D'accord sur l'objectif pas sur l'uniformité, ni la méthode
D'emblée, Christian Montin, président de l'AMF 15, précise qu'en aucun cas il ne s'agit pour les élus ruraux de se soustraire à l'exigence de sobriété énergétique : "Il n'y a pas un seul maire du Cantal qui ne soit soucieux de l'avenir de son territoire, de l'enjeu climatique et environnemental, mais si on leur avait demandé la hiérarchie de leurs préoccupations, je ne suis pas sûr que l'artificialisation des terres arrive en tête ; on n'a pas le sentiment d'avoir été des dévoreurs d'espaces les années passées et aujourd'hui, on demande une application raisonnée de cette mesure dans nos territoires, une application qui n'interdise pas le développement de nos communes." Il en va pour le maire de Marcolès, commune qui n'a pas ménagé ses efforts depuis plusieurs décennies pour attirer des habitants, d'une équité territoriale et, pour Stéphane Sautarel, d'un enjeu essentiel pour la reconquête démographique du Cantal.
Équité que bafoue selon les élus locaux la loi en l'état. Cette dernière vise en 2050 "l'absence de toute artificialisation nette des sols", le fameux ZAN, avec un objectif intermédiaire :  réduire de moitié le rythme de la consommation d'espaces dans la décennie (2021-2031), avec, et c'est là l'un des reproches majeurs faits au texte, une application uniforme partout en France.

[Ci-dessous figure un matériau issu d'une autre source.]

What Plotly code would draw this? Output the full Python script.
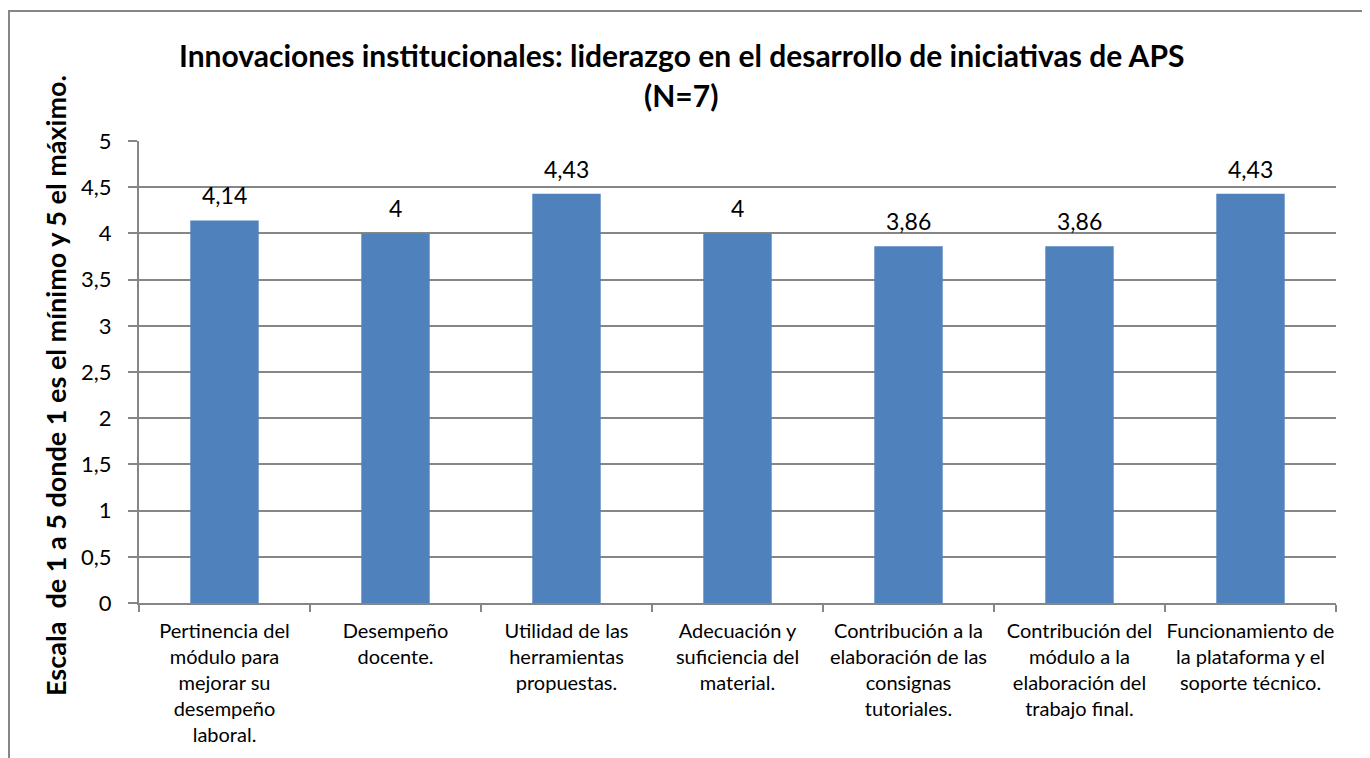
import plotly.graph_objects as go

categories = [
    "Pertinencia del<br>módulo para<br>mejorar su<br>desempeño<br>laboral.",
    "Desempeño<br>docente.",
    "Utilidad de las<br>herramientas<br>propuestas.",
    "Adecuación y<br>suficiencia del<br>material.",
    "Contribución a la<br>elaboración de las<br>consignas<br>tutoriales.",
    "Contribución del<br>módulo a la<br>elaboración del<br>trabajo final.",
    "Funcionamiento de<br>la plataforma y el<br>soporte técnico.",
]
values = [4.14, 4, 4.43, 4, 3.86, 3.86, 4.43]
title_lines = ["Innovaciones institucionales: liderazgo en el desarrollo de iniciativas de APS", "(N=7)"]
y_title = "Escala  de 1 a 5 donde 1 es el mínimo y 5 el máximo."
y_ticks = [0, 0.5, 1, 1.5, 2, 2.5, 3, 3.5, 4, 4.5, 5]

FONT = "Lato"
GRID = "#868686"

def fmt(v):
    s = f"{v:g}"
    return s.replace(".", ",")

fig = go.Figure()
fig.add_trace(go.Bar(x=categories, y=values, marker=dict(color="#4F81BD", line=dict(width=0)),
                     hoverinfo="x+y"))

OFF = 8  # page body margin
W, H = 1370 - OFF, 758 - OFF
L, R, T, B = 139 - OFF, 1336 - OFF, 141 - OFF, 603 - OFF
pw, ph = R - L, B - T

def px(xp):  # page x -> paper
    return (xp - OFF - L) / pw

def py(yp):  # page y -> paper
    return (B - (yp - OFF)) / ph

annotations = []
for c, v in zip(categories, values):
    annotations.append(dict(x=c, y=v, xref="x", yref="y", text=fmt(v), showarrow=False,
                            yanchor="middle", yshift=25, font=dict(family=FONT, size=23, color="black")))
annotations.append(dict(x=px(681), y=py(55), xref="paper", yref="paper", text="<b>" + title_lines[0] + "</b>",
                        showarrow=False, xanchor="center", yanchor="middle",
                        font=dict(family=FONT, size=30, color="black")))
annotations.append(dict(x=px(681), y=py(95), xref="paper", yref="paper", text="<b>" + title_lines[1] + "</b>",
                        showarrow=False, xanchor="center", yanchor="middle",
                        font=dict(family=FONT, size=30, color="black")))
annotations.append(dict(x=px(55), y=py(386), xref="paper", yref="paper", text="<b>" + y_title + "</b>",
                        showarrow=False, xanchor="center", yanchor="middle", textangle=-90,
                        font=dict(family=FONT, size=27, color="black")))

fig.update_layout(
    width=W, height=H,
    margin=dict(l=L, r=W - R, t=T, b=H - B, pad=0),
    paper_bgcolor="white", plot_bgcolor="white",
    bargap=0.6, showlegend=False,
    annotations=annotations,
    shapes=[dict(type="rect", xref="paper", yref="paper",
                 x0=px(9), x1=px(1363), y0=py(800), y1=py(11),
                 line=dict(color=GRID, width=2), fillcolor="rgba(0,0,0,0)", layer="below")],
    xaxis=dict(tickson="boundaries", ticks="outside", ticklen=7, tickcolor=GRID, tickwidth=2,
               showline=True, linecolor=GRID, linewidth=2, showgrid=False, ticklabelstandoff=9,
               tickfont=dict(family=FONT, size=20, color="black"), tickangle=0, fixedrange=True),
    yaxis=dict(range=[0, 5], tickvals=y_ticks, ticktext=[fmt(t) for t in y_ticks],
               ticks="outside", ticklen=9, tickcolor=GRID, tickwidth=2, ticklabelstandoff=12,
               showline=True, linecolor=GRID, linewidth=2, showgrid=True, gridcolor=GRID, gridwidth=2,
               zeroline=False, tickfont=dict(family=FONT, size=22, color="black"), fixedrange=True),
)

fig.write_html("out.html")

Selon une gouvernance et une méthode descendantes que rejettent l'AMF et les  sénateurs mobilisés autour de la PPL de Jean-Baptiste Blanc : cette trajectoire doit en effet être intégrée dans les documents de planification régionale dans un délai de deux ans (via les Sraddet(1)) puis dans les Scot(2) et les PLU(i)(3) d'ici 2026 et les cartes communales (2027). "On ne remet pas en cause les objectifs du ZAN mais on dit non à cette méthode, on demande plus de temps, de souplesse, des garde-fous et qu'on fasse confiance aux élus que nous sommes", plaide le sénateur du Vaucluse, chargé en amont d'une mission conjointe de contrôle sur la loi.

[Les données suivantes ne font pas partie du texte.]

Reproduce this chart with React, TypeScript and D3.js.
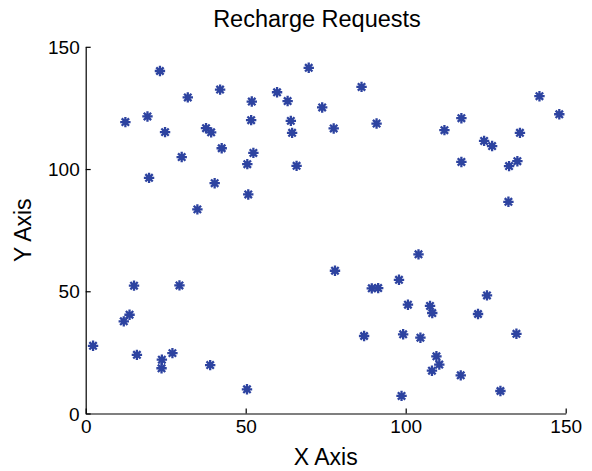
import React, { useEffect, useRef } from 'react';
import * as d3 from 'd3';

// request locations
const xs = [
  23.2, 69.7, 42.0, 31.9, 51.9, 59.8, 63.1, 73.9, 12.4, 19.3, 51.7, 64.1, 24.8, 37.6, 39.2, 64.5,
  77.5, 42.5, 52.4, 30.0, 50.5, 65.9, 19.8, 40.3, 50.8, 34.9, 86.2, 90.9, 112.1, 117.4, 141.8, 148.0,
  135.7, 124.5, 127.0, 117.4, 132.3, 134.9, 132.1,
  15.1, 29.3, 13.7, 11.9, 2.3, 16.0, 23.8, 23.7, 27.1, 38.9, 50.4,
  104.0, 77.9, 97.9, 89.4, 91.4, 100.7, 107.6, 108.3, 125.4, 122.6, 87.0, 99.2, 104.6, 134.6, 109.6,
  110.5, 108.2, 117.2, 129.6, 98.7,
];
const ys = [
  140.1, 141.4, 132.5, 129.3, 127.6, 131.4, 127.8, 125.2, 119.2, 121.5, 120.0, 119.7, 115.1, 116.7, 115.0, 114.8,
  116.6, 108.5, 106.6, 104.9, 102.0, 101.3, 96.4, 94.2, 89.6, 83.5, 133.6, 118.6, 115.9, 120.8, 129.8, 122.4,
  114.8, 111.5, 109.4, 102.9, 101.2, 103.2, 86.6,
  52.3, 52.4, 40.4, 37.7, 27.7, 24.0, 22.0, 18.5, 24.7, 19.8, 9.9,
  65.1, 58.4, 54.7, 51.2, 51.3, 44.5, 44.0, 41.1, 48.3, 40.7, 31.7, 32.4, 31.0, 32.6, 23.4,
  20.0, 17.5, 15.6, 9.2, 7.2,
];
const xTicks = [0, 50, 100, 150];
const yTicks = [0, 50, 100, 150];

// matlab style '*' marker: a plus and a cross
const star = (r: number) => {
  const p = d3.path();
  const k = r * Math.SQRT1_2;
  p.moveTo(-r, 0); p.lineTo(r, 0);
  p.moveTo(0, -r); p.lineTo(0, r);
  p.moveTo(-k, -k); p.lineTo(k, k);
  p.moveTo(-k, k); p.lineTo(k, -k);
  return p.toString();
};

const App = () => {
  const ref = useRef<SVGSVGElement>(null);

  useEffect(() => {
    const svg = d3.select(ref.current);
    svg.selectAll('*').remove();

    const left = 85.7, right = 565.7, top = 46.8, bottom = 413.5;
    const x = d3.scaleLinear().domain([0, 150]).range([left, right]);
    const y = d3.scaleLinear().domain([0, 150]).range([bottom, top]);
    const font = 'Liberation Sans, Arial, Helvetica, sans-serif';

    const xAxis = svg.append('g')
      .attr('transform', `translate(0,${bottom})`)
      .call(d3.axisBottom(x).tickValues(xTicks).tickSizeInner(-5).tickSizeOuter(0).tickPadding(12));
    const yAxis = svg.append('g')
      .attr('transform', `translate(${left},0)`)
      .call(d3.axisLeft(y).tickValues(yTicks).tickSizeInner(-5).tickSizeOuter(0).tickPadding(12));

    [xAxis, yAxis].forEach(a => {
      a.select('.domain').attr('stroke', '#000').attr('stroke-width', 1.2);
      a.selectAll('.tick line').attr('stroke', '#000').attr('stroke-width', 1.2);
      a.selectAll('.tick text').attr('fill', '#000').style('font-family', font).style('font-size', '19px');
    });
    xAxis.selectAll('.tick text').attr('dy', '0.71em').attr('y', 6);
    yAxis.selectAll('.tick text').attr('x', -6).attr('dy', '0.35em');

    svg.append('text')
      .attr('x', 317).attr('y', 27)
      .attr('text-anchor', 'middle')
      .style('font-family', font).style('font-size', '23.5px')
      .text('Recharge Requests');

    svg.append('text')
      .attr('x', (left + right) / 2).attr('y', 465)
      .attr('text-anchor', 'middle')
      .style('font-family', font).style('font-size', '23px')
      .text('X Axis');

    svg.append('text')
      .attr('transform', `translate(31,${(top + bottom) / 2}) rotate(-90)`)
      .attr('text-anchor', 'middle')
      .style('font-family', font).style('font-size', '23px')
      .text('Y Axis');

    svg.append('g')
      .selectAll('path')
      .data(xs.map((v, i) => [v, ys[i]]))
      .join('path')
      .attr('transform', d => `translate(${x(d[0])},${y(d[1])})`)
      .attr('d', star(5.2))
      .attr('fill', 'none')
      .attr('stroke', '#2d43a0')
      .attr('stroke-width', 2.3);
  }, []);

  return (
    <svg ref={ref} width={592} height={471}
      style={{ position: 'absolute', left: 0, top: 0, background: '#fff' }} />
  );
};

export default App;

Un hectare minimum garanti
Ce dernier illustre l'impasse d'un tel schéma pour un maire ayant, par exemple, le projet d'accueillir un couple pour sauver son école, ou de construire une salle polyvalente, et qui n'aurait pas réussi à se faire entendre de sa communauté d'agglo et du bloc régional. "Il a l'impression d'être le grand perdant du ZAN", affiche Jean-Baptiste Blanc, qui propose un "premier filet de sécurité" via un hectare minimum garanti sur dix ans. "Ça peut paraître peu mais ce serait déjà une avancée majeure", commente Stéphane Sautarel. En l'état, ce sont ainsi 32 000 ha qui pourraient être artificialisés en France d'ici 2031.

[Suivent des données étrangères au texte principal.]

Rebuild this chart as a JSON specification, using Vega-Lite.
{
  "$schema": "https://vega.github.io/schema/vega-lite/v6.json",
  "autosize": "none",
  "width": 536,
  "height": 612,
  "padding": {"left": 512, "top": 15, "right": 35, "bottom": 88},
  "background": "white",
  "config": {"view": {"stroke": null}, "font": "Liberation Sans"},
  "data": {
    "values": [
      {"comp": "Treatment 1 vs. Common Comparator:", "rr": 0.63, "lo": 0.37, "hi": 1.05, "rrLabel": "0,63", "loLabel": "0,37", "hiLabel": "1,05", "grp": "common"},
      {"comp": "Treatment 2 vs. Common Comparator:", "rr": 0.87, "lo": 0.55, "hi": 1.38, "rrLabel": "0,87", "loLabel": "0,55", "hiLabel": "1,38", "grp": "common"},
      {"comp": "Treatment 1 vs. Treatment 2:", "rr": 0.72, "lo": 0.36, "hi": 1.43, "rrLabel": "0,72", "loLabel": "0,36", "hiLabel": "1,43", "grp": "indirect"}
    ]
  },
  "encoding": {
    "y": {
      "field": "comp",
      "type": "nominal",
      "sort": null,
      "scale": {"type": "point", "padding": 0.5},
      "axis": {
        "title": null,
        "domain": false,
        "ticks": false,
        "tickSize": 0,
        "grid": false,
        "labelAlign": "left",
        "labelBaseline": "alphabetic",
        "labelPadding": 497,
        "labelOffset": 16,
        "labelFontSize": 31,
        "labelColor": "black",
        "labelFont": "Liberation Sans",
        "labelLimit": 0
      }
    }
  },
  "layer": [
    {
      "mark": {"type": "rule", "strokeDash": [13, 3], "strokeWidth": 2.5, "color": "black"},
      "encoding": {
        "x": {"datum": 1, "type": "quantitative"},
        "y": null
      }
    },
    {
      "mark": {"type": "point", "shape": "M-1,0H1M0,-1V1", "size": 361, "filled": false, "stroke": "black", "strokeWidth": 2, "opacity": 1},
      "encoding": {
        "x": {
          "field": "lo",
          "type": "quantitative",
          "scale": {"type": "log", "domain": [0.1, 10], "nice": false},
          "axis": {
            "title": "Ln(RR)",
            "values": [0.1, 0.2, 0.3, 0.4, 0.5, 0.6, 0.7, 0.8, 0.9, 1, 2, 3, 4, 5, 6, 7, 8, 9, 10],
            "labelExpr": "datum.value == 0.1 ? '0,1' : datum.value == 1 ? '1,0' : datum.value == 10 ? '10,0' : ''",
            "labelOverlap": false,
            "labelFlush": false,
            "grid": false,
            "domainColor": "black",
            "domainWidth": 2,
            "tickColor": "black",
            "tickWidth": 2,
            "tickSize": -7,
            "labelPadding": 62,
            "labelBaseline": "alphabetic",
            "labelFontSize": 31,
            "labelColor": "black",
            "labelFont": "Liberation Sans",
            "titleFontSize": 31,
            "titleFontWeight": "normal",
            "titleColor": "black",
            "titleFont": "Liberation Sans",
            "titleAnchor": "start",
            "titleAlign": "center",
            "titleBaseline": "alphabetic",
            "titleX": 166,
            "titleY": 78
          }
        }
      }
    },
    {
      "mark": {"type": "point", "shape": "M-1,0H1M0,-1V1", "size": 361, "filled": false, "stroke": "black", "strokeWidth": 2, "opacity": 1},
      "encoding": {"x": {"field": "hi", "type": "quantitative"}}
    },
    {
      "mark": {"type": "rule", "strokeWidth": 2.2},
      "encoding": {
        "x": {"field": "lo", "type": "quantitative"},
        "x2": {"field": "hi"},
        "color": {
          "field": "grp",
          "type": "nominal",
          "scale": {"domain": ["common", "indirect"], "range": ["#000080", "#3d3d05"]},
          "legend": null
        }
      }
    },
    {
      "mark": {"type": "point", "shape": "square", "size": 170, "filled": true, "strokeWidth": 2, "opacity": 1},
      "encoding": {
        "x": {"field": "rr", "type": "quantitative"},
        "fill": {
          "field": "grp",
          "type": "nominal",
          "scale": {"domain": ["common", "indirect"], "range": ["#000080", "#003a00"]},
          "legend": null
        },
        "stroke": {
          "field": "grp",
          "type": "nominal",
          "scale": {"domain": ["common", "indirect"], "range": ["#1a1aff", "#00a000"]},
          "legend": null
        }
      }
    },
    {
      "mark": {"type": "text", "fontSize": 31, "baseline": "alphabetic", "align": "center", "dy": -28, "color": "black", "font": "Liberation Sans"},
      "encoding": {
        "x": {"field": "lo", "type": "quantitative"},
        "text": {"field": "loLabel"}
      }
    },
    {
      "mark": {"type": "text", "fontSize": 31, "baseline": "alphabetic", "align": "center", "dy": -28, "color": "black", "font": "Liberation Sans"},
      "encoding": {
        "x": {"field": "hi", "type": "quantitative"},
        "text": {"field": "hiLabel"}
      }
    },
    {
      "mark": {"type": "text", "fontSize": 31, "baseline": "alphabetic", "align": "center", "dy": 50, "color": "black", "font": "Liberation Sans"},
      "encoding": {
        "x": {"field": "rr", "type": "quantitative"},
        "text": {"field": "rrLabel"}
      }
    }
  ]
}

Second filet de sécurité : "la part réservée à la ruralité". Il s'agit de consacrer une enveloppe foncière dans les Scot (de l'ordre de 10 à 20 %) aux projets d'intérêt territorial, en abondant de façon mutualisée les enveloppes d'artificialisation des communes porteuses de ces projets, lorsque leurs enveloppes propres ne suffisent pas.
La PPL plaide en outre pour la création d'un "compte foncier national" spécifique pour éviter que la consommation foncière liée à de grands projets d'intérêt national (comme le parking du Brexit dans les Hauts-de-France...), ne vienne amputer le droit de tirage alloué aux régions et Scot.

"Faites confiance aux élus..."
Les sénateurs veulent aussi modifier les règles de gouvernance : pas question que "l'État et les Régions soient les seuls à la manoeuvre". Aussi, ils demandent l'instauration d'une conférence régionale annuelle du ZAN, associant davantage les communes et intercommunalités, leur permettant de suivre les trajectoires du ZAN et de formuler des avis sur certaines décisions (modification du Sraddet, grands projets, projets mutualisés...).
Quid des chances d'adoption de cette PPL ? Comme ses collègues, Stéphane Sautarel se dit confiant, le gouvernement ayant "fait savoir qu'il était preneur de cette proposition de loi car il a bien compris qu'il y avait des blocages". Certes, tout ne sera peut-être pas obtenu, mais "ce travail va aboutir", veut croire le parlementaire. D'autant, souligne Bernard Delcros, "que tous les groupes du Sénat sans exception sont derrière cette PPL". Réponse le 14 mars.

(1) Schéma régional d'aménagement et de développement durable du territoire.
(2) Schéma de cohérence territoriale.
(3) Plan local d'urbanisme (intercommunal).